En primer lugar, participando en la misa del domingo y, a ser posible, en la misa de cada día. Pero este trato no puede reducirse sólo a eso. Así nos lo enseñan todos los santos, los cuales, además de participar con frecuencia y fervor en la Misa y comulgar sacramentalmente, han pasado muchas horas ante Jesús Sacramentado, en el silencio de una capilla donde está reservado o expuesto en la Custodia. El último gran modelo ha sido el Beato Juan Pablo II, el cual había dispuesto su despacho de tal modo que pudiera trabajar constantemente en la presencia del Señor; además de pasar horas y horas a solas con él. Su vida es el mejor ejemplo de cómo el trato con Jesucristo en la Eucaristía no es obstáculo sino impulso para trabajar hasta la extenuación y un certificado de garantía para cosechar frutos apostólicos.

Por ello, queridos hermanos, os invito a que hagáis hoy el firme propósito de visitar con frecuencia a Jesucristo en la Eucaristía a lo largo de este Año de la fe. En concreto, os invito a que cada día hagáis una visita al Sagrario de vuestras parroquias o comunidades; y, si no es posible por los horarios de apertura y cierre de la parroquia, a que los hagáis en la capilla del Santo Cristo de esta Catedral, en las Esclavas o en las Clarisas, donde está expuesto a diario el Santísimo durante varias horas. Os invito también a que os hagáis miembros de la Adoración Nocturna de hombres y de mujeres; y a que os inscribáis en la Adoración Perpetua, es decir, en la adoración que se hace de día y de noche y sin interrupción– en la parroquia de san José Obrero. ¿Quién no puede comprometerse a estar una hora a la semana acompañando al Señor, que es lo que se exige en la Adoración Perpetua?
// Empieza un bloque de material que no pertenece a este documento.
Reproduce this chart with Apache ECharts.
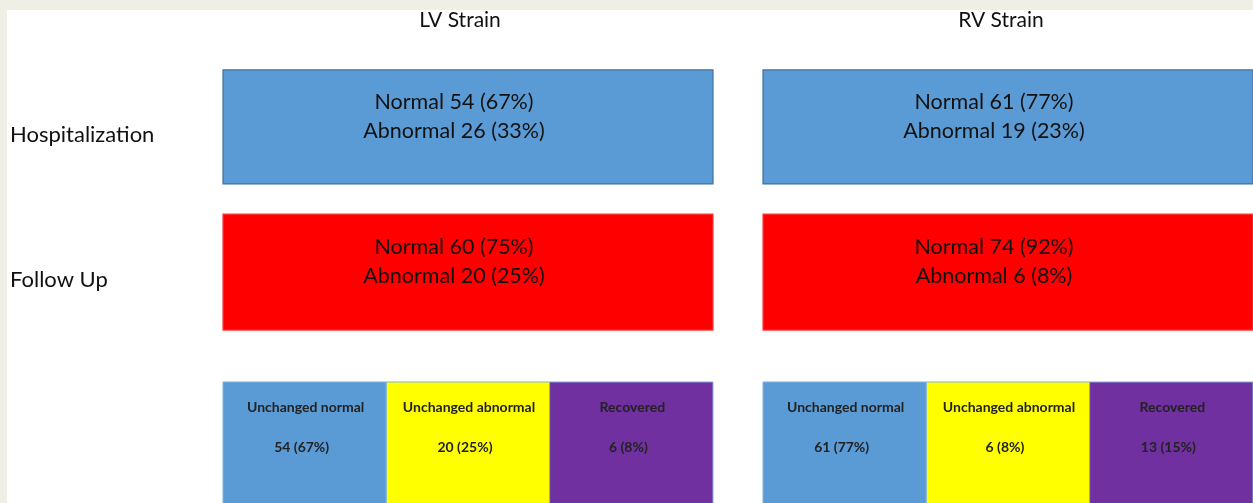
<!DOCTYPE html>
<html lang="en">
<head>
    <meta charset="utf-8">
    <title>LV / RV Strain</title>
    <script src="https://cdn.jsdelivr.net/npm/echarts@6/dist/echarts.min.js"></script>
    <style>
        body { margin: 0; background: #efefe5; }
        #main { position: absolute; left: 7px; top: 10px; width: 1246px; height: 493px; background: #fff; }
    </style>
</head>
<body>
    <div id="main"></div>
    <script type="text/javascript">
        // data
        var strains = ['LV Strain', 'RV Strain'];
        var stages = ['Hospitalization', 'Follow Up'];
        var changeCats = ['Unchanged normal', 'Unchanged abnormal', 'Recovered'];

        var lvNormal = [54, 60], lvNormalPct = [67, 75];
        var lvAbnormal = [26, 20], lvAbnormalPct = [33, 25];
        var rvNormal = [61, 74], rvNormalPct = [77, 92];
        var rvAbnormal = [19, 6], rvAbnormalPct = [23, 8];

        var lvChange = [54, 20, 6], lvChangePct = [67, 25, 8];
        var rvChange = [61, 6, 13], rvChangePct = [77, 8, 15];

        var stageColors = ['#5b9bd5', '#ff0000'];
        var stageBorders = ['#41719c', '#ff3b3b'];
        var changeColors = ['#5b9bd5', '#ffff00', '#7030a0'];

        var myChart = echarts.init(document.getElementById('main'));

        function makeSeries(k, normal, normalPct, abnormal, abnormalPct, change, changePct) {
            var items = [];
            stages.forEach(function (s, i) { items.push([0, i]); });
            changeCats.forEach(function (c, j) { items.push([j, 2]); });
            return {
                type: 'custom',
                xAxisIndex: k,
                yAxisIndex: k,
                data: items,
                renderItem: function (params, api) {
                    var col = api.value(0), row = api.value(1);
                    var p = api.coord([col, row]);
                    var sz = api.size([1, 1]);
                    var bw = sz[0], bh = sz[1];
                    var top = p[1] - bh / 2;
                    var x, y, w, h;
                    if (row < 2) {
                        x = p[0] - bw / 2; w = bw * 3;
                        y = top + bh * (row == 0 ? 0.103 : 0.097); h = bh * (row == 0 ? 0.786 : 0.8);
                        return {
                            type: 'group',
                            children: [{
                                type: 'rect',
                                shape: { x: x, y: y, width: w, height: h },
                                style: { fill: stageColors[row], stroke: stageBorders[row], lineWidth: 1.2 }
                            }, {
                                type: 'text',
                                style: {
                                    text: 'Normal ' + normal[row] + ' (' + normalPct[row] + '%)\nAbnormal ' + abnormal[row] + ' (' + abnormalPct[row] + '%)',
                                    x: x + w / 2 - 14, y: y + 47,
                                    align: 'center', verticalAlign: 'middle',
                                    font: '21.5px Lato', lineHeight: 29, fill: '#111'
                                }
                            }]
                        };
                    }
                    x = p[0] - bw / 2; w = bw;
                    y = top + bh * 0.255; h = bh;
                    return {
                        type: 'group',
                        children: [{
                            type: 'rect',
                            shape: { x: x, y: y, width: w, height: h },
                            style: { fill: changeColors[col], stroke: '#7fb2e0', lineWidth: 1 }
                        }, {
                            type: 'text',
                            style: {
                                text: changeCats[col], x: x + w / 2 + 1, y: y + 26,
                                align: 'center', verticalAlign: 'middle',
                                font: 'bold 14px Lato', fill: '#222'
                            }
                        }, {
                            type: 'text',
                            style: {
                                text: change[col] + ' (' + changePct[col] + '%)', x: x + w / 2 - 3, y: y + 66,
                                align: 'center', verticalAlign: 'middle',
                                font: 'bold 14px Lato', fill: '#222'
                            }
                        }]
                    };
                }
            };
        }

        myChart.setOption({
            animation: false,
            title: [
                { text: strains[0], left: 453, top: 0, padding: 0, textAlign: 'center',
                  textStyle: { fontFamily: 'Lato', fontSize: 21, fontWeight: 'normal', color: '#111' } },
                { text: strains[1], left: 994, top: 0, padding: 0, textAlign: 'center',
                  textStyle: { fontFamily: 'Lato', fontSize: 21, fontWeight: 'normal', color: '#111' } }
            ],
            grid: [
                { left: 215, width: 491, top: 45, height: 435 },
                { left: 756, width: 492, top: 45, height: 435 }
            ],
            xAxis: [0, 1].map(function (k) {
                return { type: 'category', gridIndex: k, data: changeCats, show: false };
            }),
            yAxis: [0, 1].map(function (k) {
                return {
                    type: 'category', gridIndex: k, inverse: true,
                    data: stages.concat(['']),
                    axisLine: { show: false }, axisTick: { show: false }, splitLine: { show: false },
                    axisLabel: {
                        show: k == 0, align: 'left', margin: 213,
                        formatter: function (v) { return v ? '{a|' + v + '}' : ''; },
                        rich: { a: { padding: [15, 0, 0, 0], fontFamily: 'Lato', fontSize: 22, color: '#111' } }
                    }
                };
            }),
            series: [
                makeSeries(0, lvNormal, lvNormalPct, lvAbnormal, lvAbnormalPct, lvChange, lvChangePct),
                makeSeries(1, rvNormal, rvNormalPct, rvAbnormal, rvAbnormalPct, rvChange, rvChangePct)
            ]
        });
    </script>
</body>
</html>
Benedicto XVI nos ha dejado dicho en la exhortación Sacramentum caritatis: «Unido a la asamblea sinodal, recomiendo ardientemente a los Pastores de la Iglesia y al Pueblo de Dios la práctica de la adoración eucarística, tanto personal como comunitaria…Deseo animar a las asociaciones de fieles, así como a las Cofradías, que tienen esta práctica como un compromiso especial, a ser fermento de contemplación para toda la Iglesia» (SaCa 67).

Si así lo hacemos, el Año de la fe dejará huella en nuestra vida y nuestras comunidades y nuestra diócesis recibirán un fuerte impulso de renovación. Amén.